Hacker News: sfletcher

New comment by sfletcher in "GitHub Copilot is not infringing copyright"

sfletcher — Mon, 05 Jul 2021 12:14:00 +0000

The Google Books case cited here allowed Google to show exact snippets (extracts) from the copyrighted books, hard to see how this is any different.

New comment by sfletcher in "We Found Joe Biden’s Venmo. Why That’s a Privacy Nightmare for Everyone"

sfletcher — Sat, 15 May 2021 22:22:17 +0000

This is not nearly as fun as the time Ashley Feinberg found James Comey on Twitter: https://gizmodo.com/this-is-almost-certainly-james-comey-s-t...

New comment by sfletcher in "Machine Learning Is a Marvelously Executed Scam"

sfletcher — Fri, 14 May 2021 02:22:39 +0000

Ya seriously - while I too am skeptical about ML-as-a-service, if Corey genuinely thinks that ML has no business value I have a rabid pack of Applied Scientists from Amazon Ads & Search that I'd like to set on him

New comment by sfletcher in "Differentiable programming for gradient-based machine learning"

sfletcher — Thu, 19 Nov 2020 21:56:01 +0000

Is anyone still excited about differentiable programming? At least in NLP it seems like a lot of the energy has shifted to large scale overparameterized models like BERT, e.g. you don't need arbitrary control flow in your model, all you need is attention.

New comment by sfletcher in "We can do better than DuckDuckGo"

sfletcher — Wed, 18 Nov 2020 02:04:20 +0000

I don't fully understand something about the general tech industry discourse around search and would love to hear if I'm wrong.
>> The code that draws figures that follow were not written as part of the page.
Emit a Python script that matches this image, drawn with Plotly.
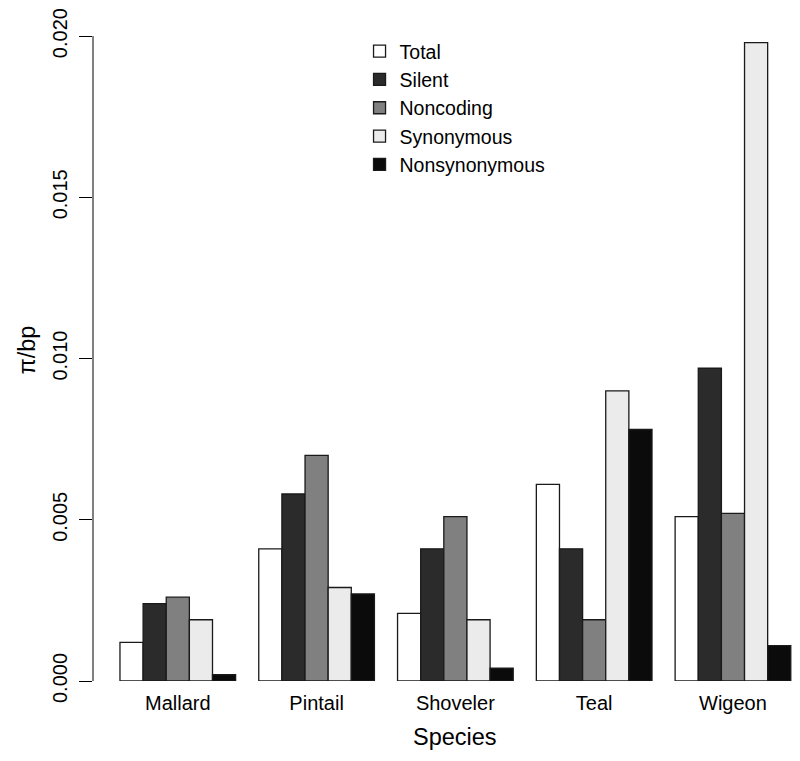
import plotly.graph_objects as go

species = ["Mallard", "Pintail", "Shoveler", "Teal", "Wigeon"]
series_names = ["Total", "Silent", "Noncoding", "Synonymous", "Nonsynonymous"]
total = [0.0012, 0.0041, 0.0021, 0.0061, 0.0051]
silent = [0.0024, 0.0058, 0.0041, 0.0041, 0.0097]
noncoding = [0.0026, 0.0070, 0.0051, 0.0019, 0.0052]
synonymous = [0.0019, 0.0029, 0.0019, 0.0090, 0.0198]
nonsynonymous = [0.0002, 0.0027, 0.0004, 0.0078, 0.0011]
y_ticks = [0.0, 0.005, 0.010, 0.015, 0.020]
y_tick_labels = ["0.000", "0.005", "0.010", "0.015", "0.020"]

series_values = [total, silent, noncoding, synonymous, nonsynonymous]
colors = ["#ffffff", "#2b2b2b", "#808080", "#ebebeb", "#0b0b0b"]

FONT = "Liberation Sans, Arial, Helvetica, sans-serif"

fig = go.Figure()
for name, vals, col in zip(series_names, series_values, colors):
    fig.add_trace(go.Bar(
        x=species, y=vals, name=name,
        marker=dict(color=col, line=dict(color="#1a1a1a", width=1.3)),
    ))

fig.update_layout(
    width=792, height=753,
    margin=dict(l=85, r=0, t=9, b=80),
    paper_bgcolor="white", plot_bgcolor="white",
    barmode="group", bargap=1/6, bargroupgap=0,
    font=dict(family=FONT, size=20, color="black"),
    showlegend=True,
    legend=dict(
        x=0.377, y=0.982, xanchor="left", yanchor="top",
        bgcolor="rgba(0,0,0,0)", font=dict(family=FONT, size=19.5, color="black"),
        traceorder="normal",
    ),
    xaxis=dict(
        type="category", range=[-0.611, 4.483],
        showline=False, showgrid=False, zeroline=False, ticks="",
        tickfont=dict(family=FONT, size=20, color="black"),
        ticklabelstandoff=8,
    ),
    yaxis=dict(
        range=[0, 0.0205], showline=False, showgrid=False, zeroline=False,
        tickmode="array", tickvals=y_ticks, ticktext=y_tick_labels,
        ticks="outside", ticklen=13, tickwidth=1, tickcolor="black",
        tickangle=-90, tickfont=dict(family=FONT, size=20, color="black"),
        ticklabelstandoff=4, ticklabeloverflow="allow",
    ),
    shapes=[dict(type="line", xref="paper", yref="y", x0=0, x1=0,
                 y0=y_ticks[0], y1=y_ticks[-1], line=dict(color="black", width=1))],
    annotations=[
        dict(text="Species", xref="paper", yref="paper", x=0.512, y=0,
             yshift=-56, xanchor="center", yanchor="middle", showarrow=False,
             font=dict(family=FONT, size=23.5, color="black")),
        dict(text="π/bp", xref="paper", yref="paper", x=0, y=0.5,
             xshift=-67, textangle=-90, xanchor="center", yanchor="middle",
             showarrow=False, font=dict(family=FONT, size=23.5, color="black")),
    ],
)

fig.write_html("out.html")
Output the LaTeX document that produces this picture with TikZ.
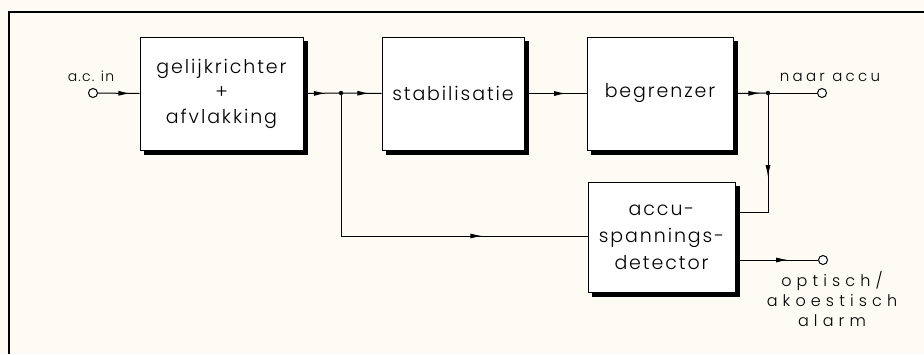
\documentclass[tikz,border=0pt]{standalone}
\usepackage{fontspec}
\setmainfont{Poppins}[UprightFont=* Light, LetterSpace=10]
\newfontfamily\lblfont{Poppins}[UprightFont=* Light, LetterSpace=22]
\newfontfamily\alarmfont{Poppins}[UprightFont=* Light, LetterSpace=32]
\usetikzlibrary{arrows.meta,decorations.markings,calc}
\definecolor{paper}{RGB}{253,251,243}
\tikzset{
  block/.style={draw, line width=1pt, fill=white, inner sep=0pt, align=center,
    font=\fontsize{19}{26}\selectfont},
  wire/.style={line width=1pt},
  terminal/.style={circle, draw, line width=1pt, fill=white, inner sep=0pt, minimum size=9pt},
  junction/.style={circle, fill=black, inner sep=0pt, minimum size=4.5pt},
  lbl/.style={font=\lblfont\fontsize{15}{20}\selectfont, align=center, inner sep=0pt},
  alarmlbl/.style={font=\alarmfont\fontsize{16}{20}\selectfont, align=center, inner sep=0pt},
  arrowat/.style={postaction={decorate}, decoration={markings,
    mark=at position #1 with {\arrow{Latex[length=12pt,width=5pt]}}}}
}
% heavy right and bottom edge behind a block
\newcommand\blockshade[1]{%
  \fill ($(#1.north east)+(0,4)$) rectangle ($(#1.south east)+(4,4)$);
  \fill ($(#1.south west)+(4,0)$) rectangle ($(#1.south east)+(4,4)$);}
\begin{document}
\begin{tikzpicture}[x=1pt, y=-1pt]
  \useasboundingbox[fill=paper] (0,0) rectangle (924,354);
  % frame
  \draw[line width=2.6pt] (9,354) -- (9,12) -- (924,12);

  % blocks
  \node[block, minimum width=163pt, minimum height=113pt] (rect) at (221.5,93.5)
    {gelijkrichter\\[-1pt]+\\[-1pt]afvlakking};
  \node[block, minimum width=142pt, minimum height=113pt] (stab) at (453,93.5) {stabilisatie};
  \node[block, minimum width=146pt, minimum height=113pt] (lim) at (660,93.5) {begrenzer};
  \node[block, minimum width=147pt, minimum height=110pt] (det) at (661.5,237)
    {accu-\\[1pt]spannings-\\[1pt]detector};
  \blockshade{rect}
  \blockshade{stab}
  \blockshade{lim}
  \blockshade{det}

  % terminals and junctions
  \node[terminal] (acin) at (93,93) {};
  \node[lbl, anchor=south, font=\lblfont\addfontfeatures{LetterSpace=8}\fontsize{14}{20}\selectfont]
    (acinl) at (91,82) {a.c. in};
  \node[terminal] (acc) at (822,93) {};
  \node[lbl, anchor=south] (accl) at (830,82) {naar accu};
  \node[terminal] (alarm) at (823,260) {};
  \node[alarmlbl, anchor=north] (alarml) at (832,271) {optisch/\\akoestisch\\alarm};
  \node[junction] (j1) at (341,93) {};
  \node[junction] (j2) at (768,93) {};
  \coordinate (bend1) at (341,236);
  \coordinate (bend2) at (768,212);

  % connections
  \draw[wire, arrowat=0.78] (acin) -- (rect.west);
  \draw[wire, arrowat=0.55] ($(rect.east)+(4,0)$) -- (j1.center);
  \draw[wire, arrowat=0.70] (j1.center) -- (stab.west);
  \draw[wire, arrowat=0.65] ($(stab.east)+(4,0)$) -- (lim.west);
  \draw[wire, arrowat=0.75] ($(lim.east)+(4,0)$) -- (j2.center);
  \draw[wire] (j2.center) -- (acc);
  \draw[wire, arrowat=0.73] (j1.center) -- (bend1) -- (det.west |- bend1);
  \draw[wire, arrowat=0.57] (j2.center) -- (bend2) -- ($(det.east |- bend2)+(4,0)$);
  \draw[wire, arrowat=0.62] ($(det.east |- alarm)+(4,0)$) -- (alarm);
\end{tikzpicture}
\end{document}
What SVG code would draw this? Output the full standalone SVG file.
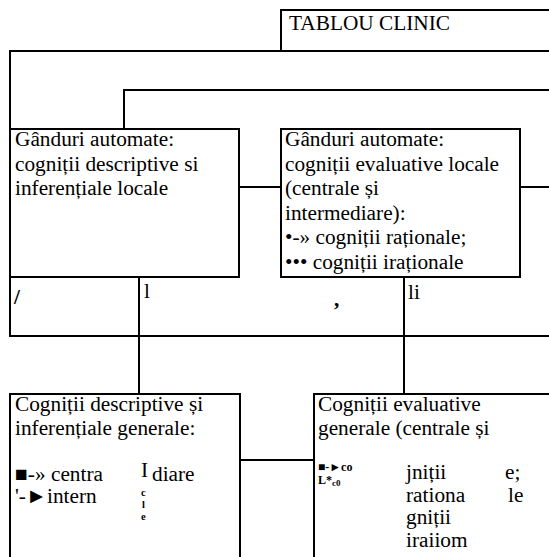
<svg xmlns="http://www.w3.org/2000/svg" width="549" height="557" viewBox="0 0 549 557">
  <style>
    .box { fill: #fff; stroke: #000; stroke-width: 2; }
    .ln { fill: none; stroke: #000; stroke-width: 2; }
    text { font-family: "Liberation Serif", "Times New Roman", serif; font-size: 21.3px; fill: #000; }
    .sm { font-size: 12px; font-weight: bold; }
    .xs { font-size: 10.5px; font-weight: bold; }
    .bd { font-weight: bold; }
  </style>
  <rect width="549" height="557" fill="#fff"/>

  <!-- connectors -->
  <g id="connectors">
    <path class="ln" d="M10,51 H549"/>
    <path class="ln" d="M10,50 V129"/>
    <path class="ln" d="M124,90 H549"/>
    <path class="ln" d="M124,89 V129"/>
    <path class="ln" d="M239,187 H280"/>
    <path class="ln" d="M520,187 H549"/>
    <path class="ln" d="M10,277 V336 H549"/>
    <path class="ln" d="M139,277 V394"/>
    <path class="ln" d="M404,277 V394"/>
    <path class="ln" d="M240,460 H313"/>
  </g>

  <!-- top title -->
  <g id="tablou-clinic">
    <path class="ln" d="M281,51 V10 H549"/>
    <text x="289" y="30">TABLOU CLINIC</text>
  </g>

  <!-- automatic thoughts: descriptive / inferential -->
  <g id="ganduri-descriptive">
    <rect class="box" x="10" y="129" width="229" height="148"/>
    <text x="15" y="146">Gânduri automate:</text>
    <text x="15" y="171">cogniții descriptive si</text>
    <text x="15" y="195">inferențiale locale</text>
  </g>

  <!-- automatic thoughts: evaluative -->
  <g id="ganduri-evaluative">
    <rect class="box" x="281" y="129" width="239" height="148"/>
    <text x="285" y="146">Gânduri automate:</text>
    <text x="285" y="170.5">cogniții evaluative locale</text>
    <text x="285" y="195">(centrale și</text>
    <text x="285" y="219.5">intermediare):</text>
    <text x="285" y="244">•-» cogniții raționale;</text>
    <text x="285" y="268.5">••• cogniții iraționale</text>
  </g>

  <!-- stray marks between the rows -->
  <g id="marks">
    <text class="bd" x="14" y="304" font-size="27">/</text>
    <text x="144" y="298">l</text>
    <text class="bd" x="334" y="306" font-size="26">,</text>
    <text x="408" y="299">li</text>
  </g>

  <!-- general descriptive / inferential cognitions -->
  <g id="cognitii-descriptive">
    <rect class="box" x="10" y="394" width="230" height="175"/>
    <text x="15" y="411">Cogniții descriptive și</text>
    <text x="15" y="435">inferențiale generale:</text>
    <text x="15" y="481">■-» centra</text>
    <text x="15" y="503">'-►intern</text>
    <text x="141" y="477" font-size="14">I</text>
    <text x="152" y="481">diare</text>
    <text class="xs" x="141" y="496">c</text>
    <text class="xs" x="142" y="508">l</text>
    <text class="xs" x="141" y="520">e</text>
  </g>

  <!-- general evaluative cognitions -->
  <g id="cognitii-evaluative">
    <rect class="box" x="314" y="394" width="250" height="175"/>
    <text x="318" y="411">Cogniții evaluative</text>
    <text x="318" y="435">generale (centrale și</text>
    <text class="sm"><tspan x="318" y="471">■-►co</tspan><tspan x="318" y="484">L*</tspan><tspan font-size="9" dy="2">c0</tspan></text>
    <text x="406" y="479">jniții</text>
    <text x="505" y="479">e;</text>
    <text x="406" y="502">rationa</text>
    <text x="508" y="502">le</text>
    <text x="406" y="524">gniții</text>
    <text x="406" y="547">iraiiom</text>
  </g>
</svg>
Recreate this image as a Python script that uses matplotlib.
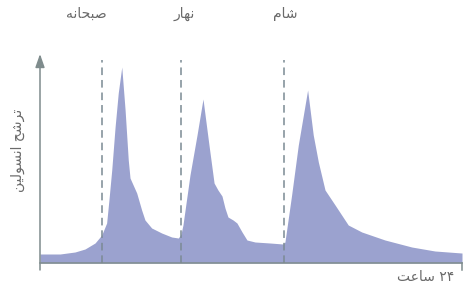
import matplotlib
matplotlib.use("Agg")
import matplotlib.pyplot as plt

# ---------------- data ----------------
# hours over 24h, insulin secretion (arbitrary units)
hours = [0.00, 1.14, 1.99, 2.56, 3.13, 3.51, 3.79, 3.92, 4.08, 4.27, 4.45, 4.65,
         4.84, 5.02, 5.12, 5.50, 5.78, 5.97, 6.35, 6.92, 7.49, 7.87, 8.02,
         8.13, 8.53, 8.93, 9.27, 9.61, 9.90, 10.12, 10.35, 10.52, 10.69,
         10.98, 11.20, 11.49, 11.77, 12.23, 13.08, 13.82, 13.93,
         14.31, 14.69, 15.22, 15.54, 15.83, 16.21, 16.78, 17.53, 18.30,
         19.62, 21.14, 22.46, 23.98, 24.00]
secretion = [9, 9, 11, 14, 20, 28, 40, 63, 93, 136, 170, 196,
             153, 103, 85, 70, 53, 43, 35, 30, 26, 25, 29,
             38, 88, 128, 164, 118, 80, 73, 67, 55, 46,
             43, 40, 31, 23, 21, 20, 19, 21,
             68, 118, 173, 128, 101, 73, 58, 38, 31,
             23, 16, 12, 10, 10]
meal_hours = [3.53, 8.02, 13.88]
meal_labels = ["صبحانه", "نهار", "شام"]
meal_label_hours = [2.65, 8.22, 13.93]
ylabel_text = "ترشح انسولین"
xlabel_word = "ساعت"
xlabel_num = "۲۴"

# ---------------- simple Persian shaping ----------------
FORMS = {
    'ا': ('\uFE8D', '\uFE8E', None, None),
    'ب': ('\uFE8F', '\uFE90', '\uFE91', '\uFE92'),
    'ت': ('\uFE95', '\uFE96', '\uFE97', '\uFE98'),
    'ح': ('\uFEA1', '\uFEA2', '\uFEA3', '\uFEA4'),
    'ر': ('\uFEAD', '\uFEAE', None, None),
    'س': ('\uFEB1', '\uFEB2', '\uFEB3', '\uFEB4'),
    'ش': ('\uFEB5', '\uFEB6', '\uFEB7', '\uFEB8'),
    'ص': ('\uFEB9', '\uFEBA', '\uFEBB', '\uFEBC'),
    'ع': ('\uFEC9', '\uFECA', '\uFECB', '\uFECC'),
    'ل': ('\uFEDD', '\uFEDE', '\uFEDF', '\uFEE0'),
    'م': ('\uFEE1', '\uFEE2', '\uFEE3', '\uFEE4'),
    'ن': ('\uFEE5', '\uFEE6', '\uFEE7', '\uFEE8'),
    'ه': ('\uFEE9', '\uFEEA', '\uFEEB', '\uFEEC'),
    'و': ('\uFEED', '\uFEEE', None, None),
    'ی': ('\uFEEF', '\uFEF0', '\uFEF3', '\uFEF4'),
}


def shape_word(word):
    out = []
    n = len(word)
    for i, ch in enumerate(word):
        if ch not in FORMS:
            out.append(ch)
            continue
        iso, fin, ini, med = FORMS[ch]
        prev = word[i - 1] if i > 0 else None
        nxt = word[i + 1] if i < n - 1 else None
        join_prev = prev in FORMS and FORMS[prev][2] is not None
        join_next = nxt in FORMS and ini is not None
        if join_prev and join_next:
            out.append(med)
        elif join_prev:
            out.append(fin)
        elif join_next:
            out.append(ini)
        else:
            out.append(iso)
    return ''.join(out)


def rtl(text):
    words = text.split(' ')
    return ' '.join(shape_word(w)[::-1] for w in reversed(words))


# ---------------- figure ----------------
W, H = 464, 285
fig = plt.figure(figsize=(W / 100, H / 100), dpi=100)
ax = fig.add_axes([40 / W, (H - 263) / H, 422 / W, 208 / H])
ax.set_xlim(0, 24)
ax.set_ylim(0, 208)
ax.axis('off')

fill_col = '#9ba2cf'
axis_col = '#7f8c8d'
dash_col = '#7b8a93'
text_col = '#6a6a6a'

ax.fill_between(hours, 0, secretion, color=fill_col, lw=0, zorder=1)

for mh in meal_hours:
    ax.plot([mh, mh], [0, 203], color=dash_col, lw=1.1, ls=(0, (5, 3.2)),
            zorder=2, clip_on=False)

# axes lines
ax.plot([0, 24], [0, 0], color=axis_col, lw=1.1, clip_on=False, zorder=3)
ax.plot([24, 24], [0, -7], color=axis_col, lw=1.1, clip_on=False, zorder=3)
ax.annotate('', xy=(0, 209), xytext=(0, -7),
            arrowprops=dict(arrowstyle='-|>,head_length=0.8,head_width=0.28',
                            color=axis_col, lw=1.1, shrinkA=0, shrinkB=0,
                            mutation_scale=10),
            annotation_clip=False, zorder=3)

fs = 10
for lx, lab in zip(meal_label_hours, meal_labels):
    ax.text(lx, 249, rtl(lab), ha='center', va='center', fontsize=fs,
            color=text_col, family='DejaVu Sans', clip_on=False)

ax.text(-1.25, 113, rtl(ylabel_text), rotation=90, ha='center', va='center',
        fontsize=fs, color=text_col, family='DejaVu Sans', clip_on=False)

ax.text(23.55, -14, rtl(xlabel_word) + ' ' + xlabel_num, ha='right', va='center',
        fontsize=fs, color=text_col, family='DejaVu Sans', clip_on=False)

fig.savefig('out.png', dpi=100)
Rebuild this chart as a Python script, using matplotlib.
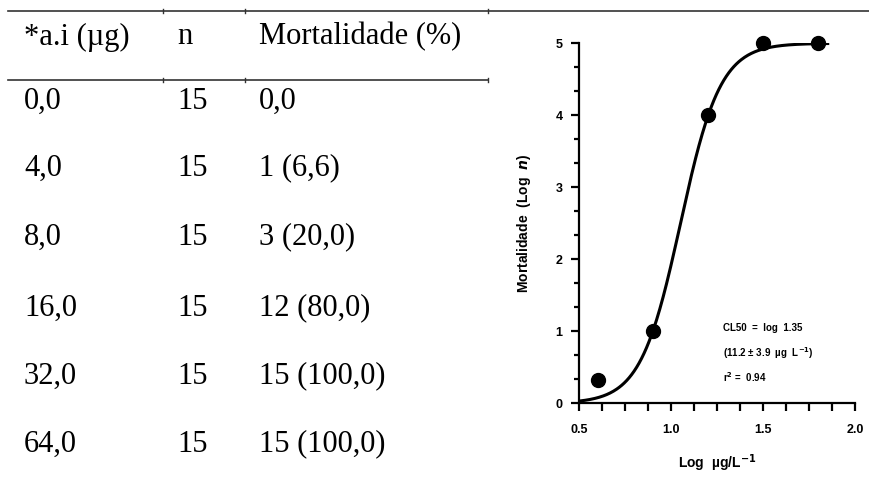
import numpy as np
import matplotlib
matplotlib.use('Agg')
from matplotlib import pyplot as plt
from matplotlib.ticker import MultipleLocator, FormatStrFormatter

# table data
header = ['*a.i (µg)', 'n', 'Mortalidade (%)']
dose = ['0,0', '4,0', '8,0', '16,0', '32,0', '64,0']
n_ind = ['15', '15', '15', '15', '15', '15']
mortality = ['0,0', '1 (6,6)', '3 (20,0)', '12 (80,0)', '15 (100,0)', '15 (100,0)']

# dose-response points (log µg/L vs mortality)
log_conc = [0.6, 0.9, 1.2, 1.5, 1.8]
mort_log = [0.33, 1.0, 4.0, 5.0, 5.0]

# fitted sigmoid (4PL) parameters
fit_bottom = 0.0
fit_top = 5.0
fit_logec50 = 1.05
fit_hill = 4.0

plt.rcParams['font.family'] = 'Liberation Sans'
plt.rcParams['font.weight'] = 'bold'
plt.rcParams['axes.labelweight'] = 'bold'
plt.rcParams['mathtext.default'] = 'bf'

fig = plt.figure(figsize=(8.7, 4.86), dpi=100)

# ---- table on the left, laid out in pixel units
tab = fig.add_axes([0, 0, 1, 1])
tab.set_xlim(0, 870)
tab.set_ylim(486, 0)
tab.axis('off')

serif = 'Liberation Serif'
col_x = [24, 177, 259]
tab.plot([8, 870], [11, 11], color='#333333', lw=1.2)
tab.plot([8, 488], [80, 80], color='#333333', lw=1.2)
for xs in [163, 245, 488]:
    tab.plot([xs, xs], [9, 13], color='#333333', lw=1)
    tab.plot([xs, xs], [78, 82], color='#333333', lw=1)

for x, h in zip(col_x, header):
    tab.text(x, 37, h, family=serif, fontweight='normal', fontsize=22, va='center', ha='left')

row_y = [101, 168, 237, 308, 376, 444]
for y, a, b, c in zip(row_y, dose, n_ind, mortality):
    for x, s in zip(col_x, [a, b, c]):
        tab.text(x, y, s, family=serif, fontweight='normal', fontsize=22, va='center', ha='left')

# ---- dose-response plot on the right
ax = fig.add_axes([579.3 / 870, 1 - 403.3 / 486, 276 / 870, 360 / 486])
xs = np.linspace(0.5, 1.85, 300)
ys = fit_bottom + (fit_top - fit_bottom) / (1 + 10 ** ((fit_logec50 - xs) * fit_hill))
ax.plot(xs, ys, color='black', lw=2.2, zorder=2)
ax.plot(log_conc, mort_log, 'o', color='black', ms=10, zorder=3, clip_on=False)

ax.set_xlim(0.5, 2.0)
ax.set_ylim(0, 5)
ax.spines['top'].set_visible(False)
ax.spines['right'].set_visible(False)
ax.spines['left'].set_linewidth(1.6)
ax.spines['bottom'].set_linewidth(1.6)
ax.xaxis.set_major_locator(MultipleLocator(0.5))
ax.xaxis.set_minor_locator(MultipleLocator(0.125))
ax.yaxis.set_major_locator(MultipleLocator(1))
ax.yaxis.set_minor_locator(MultipleLocator(1 / 3))
ax.xaxis.set_major_formatter(FormatStrFormatter('%.1f'))
ax.yaxis.set_major_formatter(FormatStrFormatter('%d'))
ax.tick_params(which='major', axis='both', length=6, width=1.6, labelsize=9)
ax.tick_params(which='minor', axis='x', length=6, width=1.6)
ax.tick_params(which='minor', axis='y', length=3.5, width=1.6)
ax.tick_params(axis='x', pad=9)
ax.tick_params(axis='y', pad=6)

ax.set_xlabel('Log  µg/L$^{-1}$', fontsize=10, fontweight='bold', labelpad=12)
ax.set_ylabel('Mortalidade  (Log  $\\mathbfit{n}$)', fontsize=10, fontweight='bold', labelpad=16)

note_kw = dict(fontsize=7, fontweight='bold', ha='left', va='center')
ax.text(1.28, 1.05, 'CL50  =  log  1.35', **note_kw)
ax.text(1.28, 0.70, '(11.2 ± 3.9  µg  L$^{-1}$)', **note_kw)
ax.text(1.28, 0.36, 'r$^{2}$ =  0.94', **note_kw)

fig.savefig('out.png', dpi=100)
Here's my brief and slightly made up history of search engines:

In the beginning of time, search engines took a Boolean query (duck AND pond) and found all the documents which contained both words using an inverted index and then returned them in something like descending date order. But for queries which had big result sets, this order wasn't very useful and so search engines began letting users enter more "natural language" queries (duck pond) and sorting documents based on the number of terms that overlap with the query. They came up with a bunch of relevance formulas - tfidf, BM25 - that tried to model the query overlap. But it turns out this is tricky because user intent is a really tricky problem and so modern day search engines just declare that relevance is whatever users click on. Specifically they just model the probability that you're going to click on a link (or something) using a DNN that uses things like the individual term overlap, the number of users that have clicked on this link, the probability it's spam, the PageRank etc. Some search engines like Google also include personalized features like the number of times you have clicked on this particular domain - because for instance as a programmer your query of (Java) might have different intent than your grandmother's. This score then gets used to sort the results into a ranked list. This is why search engines (DDG included) collect all this data - because it makes the relevance problem tractable at web scale.

Maybe just my perspective but I just really don't understand why OP would want to build an index - it's hard boring expensive and doesn't violate data privacy - and I don't think people grasp that - at least to some extent - data privacy and relevance are in direct conflict?